Transcribe the lines from the start of the data below through the line with "var height = 427;", word for word and nothing more.

**Data block:**
((

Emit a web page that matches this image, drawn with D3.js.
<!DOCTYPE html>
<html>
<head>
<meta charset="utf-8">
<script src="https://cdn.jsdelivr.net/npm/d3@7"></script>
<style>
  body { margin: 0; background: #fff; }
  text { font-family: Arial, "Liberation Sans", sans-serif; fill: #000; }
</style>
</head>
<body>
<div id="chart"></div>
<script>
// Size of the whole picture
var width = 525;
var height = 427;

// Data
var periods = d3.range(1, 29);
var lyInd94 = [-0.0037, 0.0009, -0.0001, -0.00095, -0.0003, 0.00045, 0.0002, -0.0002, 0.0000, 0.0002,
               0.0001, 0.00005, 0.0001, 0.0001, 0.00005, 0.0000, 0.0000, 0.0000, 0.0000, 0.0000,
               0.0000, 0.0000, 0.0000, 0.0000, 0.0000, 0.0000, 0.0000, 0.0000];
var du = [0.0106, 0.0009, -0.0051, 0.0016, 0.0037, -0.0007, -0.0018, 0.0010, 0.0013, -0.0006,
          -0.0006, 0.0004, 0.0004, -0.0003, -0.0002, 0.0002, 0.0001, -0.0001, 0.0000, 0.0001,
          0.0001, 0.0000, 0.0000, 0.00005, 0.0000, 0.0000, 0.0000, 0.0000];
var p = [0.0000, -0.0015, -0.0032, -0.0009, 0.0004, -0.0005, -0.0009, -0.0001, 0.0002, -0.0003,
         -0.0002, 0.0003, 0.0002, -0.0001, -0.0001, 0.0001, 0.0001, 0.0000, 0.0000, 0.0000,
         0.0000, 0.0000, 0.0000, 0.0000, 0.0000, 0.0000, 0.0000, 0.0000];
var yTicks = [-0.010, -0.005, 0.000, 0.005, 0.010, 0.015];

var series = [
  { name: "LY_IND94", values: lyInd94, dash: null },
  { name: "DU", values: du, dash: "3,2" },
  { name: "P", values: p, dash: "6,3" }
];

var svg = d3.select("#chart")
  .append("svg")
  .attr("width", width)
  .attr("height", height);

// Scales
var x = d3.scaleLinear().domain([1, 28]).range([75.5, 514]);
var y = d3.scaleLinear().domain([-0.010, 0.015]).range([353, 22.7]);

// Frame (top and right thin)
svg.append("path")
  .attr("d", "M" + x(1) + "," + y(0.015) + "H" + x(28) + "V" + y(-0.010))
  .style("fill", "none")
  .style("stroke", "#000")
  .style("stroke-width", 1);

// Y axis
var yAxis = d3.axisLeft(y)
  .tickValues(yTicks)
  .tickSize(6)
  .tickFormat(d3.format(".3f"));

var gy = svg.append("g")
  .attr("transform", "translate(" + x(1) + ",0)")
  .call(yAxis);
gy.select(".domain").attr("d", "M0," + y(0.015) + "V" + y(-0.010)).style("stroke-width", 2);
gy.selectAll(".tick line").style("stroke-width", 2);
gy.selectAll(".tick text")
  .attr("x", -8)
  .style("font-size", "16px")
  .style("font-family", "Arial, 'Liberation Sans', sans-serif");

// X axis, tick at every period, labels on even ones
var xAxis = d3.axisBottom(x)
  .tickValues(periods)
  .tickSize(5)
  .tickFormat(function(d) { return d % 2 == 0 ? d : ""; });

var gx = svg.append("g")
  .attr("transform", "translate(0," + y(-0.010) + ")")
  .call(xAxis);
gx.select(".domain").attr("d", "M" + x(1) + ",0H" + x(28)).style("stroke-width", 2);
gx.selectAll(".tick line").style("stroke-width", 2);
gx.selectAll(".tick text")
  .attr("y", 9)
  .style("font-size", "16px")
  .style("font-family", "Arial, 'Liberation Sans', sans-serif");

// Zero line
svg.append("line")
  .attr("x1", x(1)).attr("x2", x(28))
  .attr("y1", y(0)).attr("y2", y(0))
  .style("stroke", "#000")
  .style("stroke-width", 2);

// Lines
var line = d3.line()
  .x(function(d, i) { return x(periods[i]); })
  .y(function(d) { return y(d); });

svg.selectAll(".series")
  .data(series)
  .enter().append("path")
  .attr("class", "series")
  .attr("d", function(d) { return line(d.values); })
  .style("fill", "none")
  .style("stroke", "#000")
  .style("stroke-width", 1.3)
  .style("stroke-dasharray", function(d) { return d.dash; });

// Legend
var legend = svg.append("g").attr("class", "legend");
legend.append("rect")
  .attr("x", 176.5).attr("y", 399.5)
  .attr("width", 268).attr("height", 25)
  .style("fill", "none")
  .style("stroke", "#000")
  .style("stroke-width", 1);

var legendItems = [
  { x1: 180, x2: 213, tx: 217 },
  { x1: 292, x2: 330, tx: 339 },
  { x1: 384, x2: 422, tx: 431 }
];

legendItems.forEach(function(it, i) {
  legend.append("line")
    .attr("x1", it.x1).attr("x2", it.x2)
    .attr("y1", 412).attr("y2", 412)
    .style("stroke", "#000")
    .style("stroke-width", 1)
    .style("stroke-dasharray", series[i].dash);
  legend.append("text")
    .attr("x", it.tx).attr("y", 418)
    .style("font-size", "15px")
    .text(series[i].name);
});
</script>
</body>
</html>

))

**Result below:**
Emit a web page that matches this image, drawn with D3.js.
<!DOCTYPE html>
<html>
<head>
<meta charset="utf-8">
<script src="https://cdn.jsdelivr.net/npm/d3@7"></script>
<style>
  body { margin: 0; background: #fff; }
  text { font-family: Arial, "Liberation Sans", sans-serif; fill: #000; }
</style>
</head>
<body>
<div id="chart"></div>
<script>
// Size of the whole picture
var width = 525;
var height = 427;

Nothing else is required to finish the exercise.